May 21, 2014
So at our state meet last weekend the girl I coach won the 100m hurdles in a new personal best of 13.52, and it would’ve been a state meet record except the wind was over the allowable legal limit. It was a great race in which she looked very fast between the hurdles and very fast over them. The only glaring flaw in the whole race was that she popped up at the start.
So all the other coaches were congratulating me later on and remarking on how wonderfully she ran. But my mind was still on the boys’ 110 prelims, where my guy was on his way to finishing in the top two and automatically qualifying for the final before the speed of the race finally caught up to him and he clobbered the ninth hurdle with the foot of his lead leg, falling back to fifth or sixth place and out of a spot in the finals.
All I could think about – as soon as it happened and for the rest of the day – was, I should have jammed him. I should’ve jammed him in practice. This state championship meet was his first race on a mondo surface after running on slower rubber surfaces all season long. I knew the faster surface would cause crowding issues. When practicing block starts, I should’ve moved the hurdles in three feet to mimic the crowded feeling he’d have in the race. But I’d only moved them in the usual one foot, which wasn’t enough to prepare him for those hurdles rushing up at him.

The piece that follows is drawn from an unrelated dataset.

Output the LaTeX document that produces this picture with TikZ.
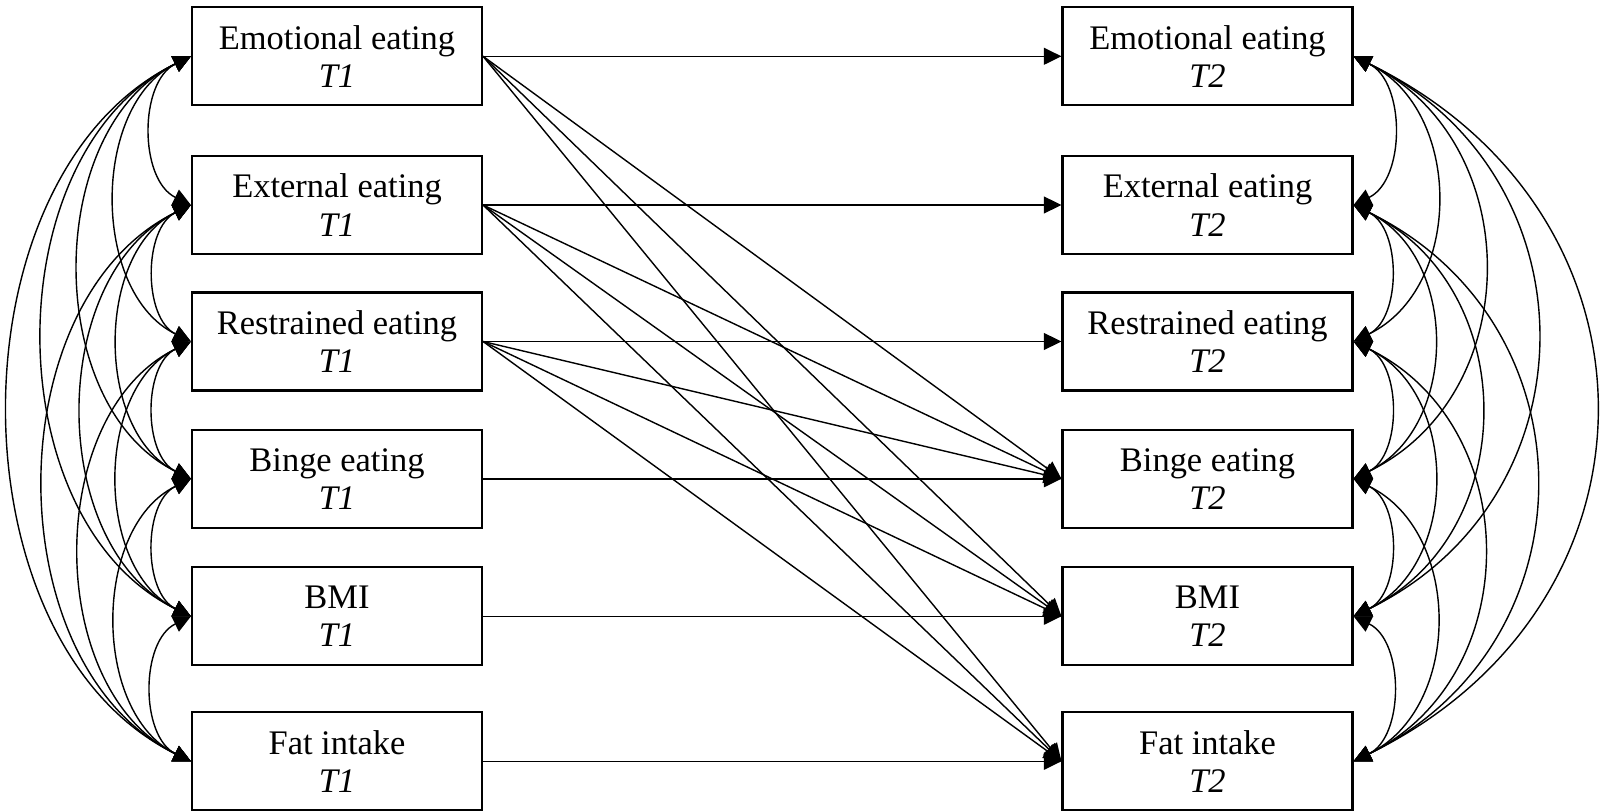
\documentclass[tikz,border=0pt]{standalone}
\usepackage{fontspec}
\setmainfont{Liberation Serif}
\usetikzlibrary{arrows.meta}

\begin{document}
\begin{tikzpicture}[
        var/.style={draw, line width=0.6pt, minimum width=2.9cm, minimum height=0.98cm, inner sep=0pt, align=center, font=\fontsize{9.8}{10.9}\selectfont},
        reg/.style={line width=0.4pt, -{Triangle[length=5pt,width=4.8pt]}},
        cov/.style={line width=0.4pt, {Triangle[length=5pt,width=4.8pt]}-{Triangle[length=5pt,width=4.8pt]}}
    ]
        \useasboundingbox (0,0) rectangle (16,-8.12);

        \node[var] (eeT1) at (3.37,-0.563) {Emotional eating\\\textit{T1}};
        \node[var] (exT1) at (3.37,-2.05) {External eating\\\textit{T1}};
        \node[var] (reT1) at (3.37,-3.415) {Restrained eating\\\textit{T1}};
        \node[var] (beT1) at (3.37,-4.788) {Binge eating\\\textit{T1}};
        \node[var] (bmiT1) at (3.37,-6.163) {BMI\\\textit{T1}};
        \node[var] (fiT1) at (3.37,-7.613) {Fat intake\\\textit{T1}};

        \node[var] (eeT2) at (12.075,-0.563) {Emotional eating\\\textit{T2}};
        \node[var] (exT2) at (12.075,-2.05) {External eating\\\textit{T2}};
        \node[var] (reT2) at (12.075,-3.415) {Restrained eating\\\textit{T2}};
        \node[var] (beT2) at (12.075,-4.788) {Binge eating\\\textit{T2}};
        \node[var] (bmiT2) at (12.075,-6.163) {BMI\\\textit{T2}};
        \node[var] (fiT2) at (12.075,-7.613) {Fat intake\\\textit{T2}};

        \draw[reg] (eeT1.east) -- (eeT2.west);
        \draw[reg] (exT1.east) -- (exT2.west);
        \draw[reg] (reT1.east) -- (reT2.west);
        \draw[reg] (beT1.east) -- (beT2.west);
        \draw[reg] (bmiT1.east) -- (bmiT2.west);
        \draw[reg] (fiT1.east) -- (fiT2.west);

        \draw[reg] (eeT1.east) -- (beT2.west);
        \draw[reg] (eeT1.east) -- (bmiT2.west);
        \draw[reg] (eeT1.east) -- (fiT2.west);
        \draw[reg] (exT1.east) -- (beT2.west);
        \draw[reg] (exT1.east) -- (bmiT2.west);
        \draw[reg] (exT1.east) -- (fiT2.west);
        \draw[reg] (reT1.east) -- (beT2.west);
        \draw[reg] (reT1.east) -- (bmiT2.west);
        \draw[reg] (reT1.east) -- (fiT2.west);

        \draw[cov] (eeT1.west) to[bend right=64] (exT1.west);
        \draw[cov] (eeT1.west) to[bend right=64] (reT1.west);
        \draw[cov] (eeT1.west) to[bend right=64] (beT1.west);
        \draw[cov] (eeT1.west) to[bend right=64] (bmiT1.west);
        \draw[cov] (eeT1.west) to[bend right=64, looseness=0.98] (fiT1.west);
        \draw[cov] (exT1.west) to[bend right=64] (reT1.west);
        \draw[cov] (exT1.west) to[bend right=64] (beT1.west);
        \draw[cov] (exT1.west) to[bend right=64] (bmiT1.west);
        \draw[cov] (exT1.west) to[bend right=64] (fiT1.west);
        \draw[cov] (reT1.west) to[bend right=64] (beT1.west);
        \draw[cov] (reT1.west) to[bend right=64] (bmiT1.west);
        \draw[cov] (reT1.west) to[bend right=64] (fiT1.west);
        \draw[cov] (beT1.west) to[bend right=64] (bmiT1.west);
        \draw[cov] (beT1.west) to[bend right=64] (fiT1.west);
        \draw[cov] (bmiT1.west) to[bend right=64] (fiT1.west);

        \draw[cov] (eeT2.east) to[bend left=64] (exT2.east);
        \draw[cov] (eeT2.east) to[bend left=64, looseness=1.1] (reT2.east);
        \draw[cov] (eeT2.east) to[bend left=64, looseness=1.17] (beT2.east);
        \draw[cov] (eeT2.east) to[bend left=64, looseness=1.24] (bmiT2.east);
        \draw[cov] (eeT2.east) to[bend left=64, looseness=1.3] (fiT2.east);
        \draw[cov] (exT2.east) to[bend left=64] (reT2.east);
        \draw[cov] (exT2.east) to[bend left=64, looseness=1.1] (beT2.east);
        \draw[cov] (exT2.east) to[bend left=64, looseness=1.17] (bmiT2.east);
        \draw[cov] (exT2.east) to[bend left=64, looseness=1.24] (fiT2.east);
        \draw[cov] (reT2.east) to[bend left=64] (beT2.east);
        \draw[cov] (reT2.east) to[bend left=64, looseness=1.1] (bmiT2.east);
        \draw[cov] (reT2.east) to[bend left=64, looseness=1.17] (fiT2.east);
        \draw[cov] (beT2.east) to[bend left=64] (bmiT2.east);
        \draw[cov] (beT2.east) to[bend left=64, looseness=1.1] (fiT2.east);
        \draw[cov] (bmiT2.east) to[bend left=64] (fiT2.east);
\end{tikzpicture}
\end{document}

This kid was a senior who had never run the high hurdles until this year. Through relentless hard work and a fiery competitive spirit, he had gotten his personal best all the way down to 14.31 prior to the state meet, putting himself in position to be a contender for the state title. But then I essentially set him up for failure by not jamming him in practice.
Some people think it strange that someone like me – who has coached very good hurdlers for a long period of time – could still suffer from pangs of self-doubt. Even with my girl who won, I’m trying to figure out what I have to do to fix her start, especially heading into nationals where she’s going to be facing some high rollers.
I suffer from self-doubt all the time. To me, there is such a thing as healthy self-doubt. When it comes to mistakes I make, I can’t beat myself up over them, but I do have to own them. Self-doubt can a means to self-growth, to becoming a better coach, as long as I don’t let it get to the point where I doubt my abilities.
The same holds true for athletes. As my male hurdler said a little while ago, “I love flaws, because it means there’s always something you can do to get better.”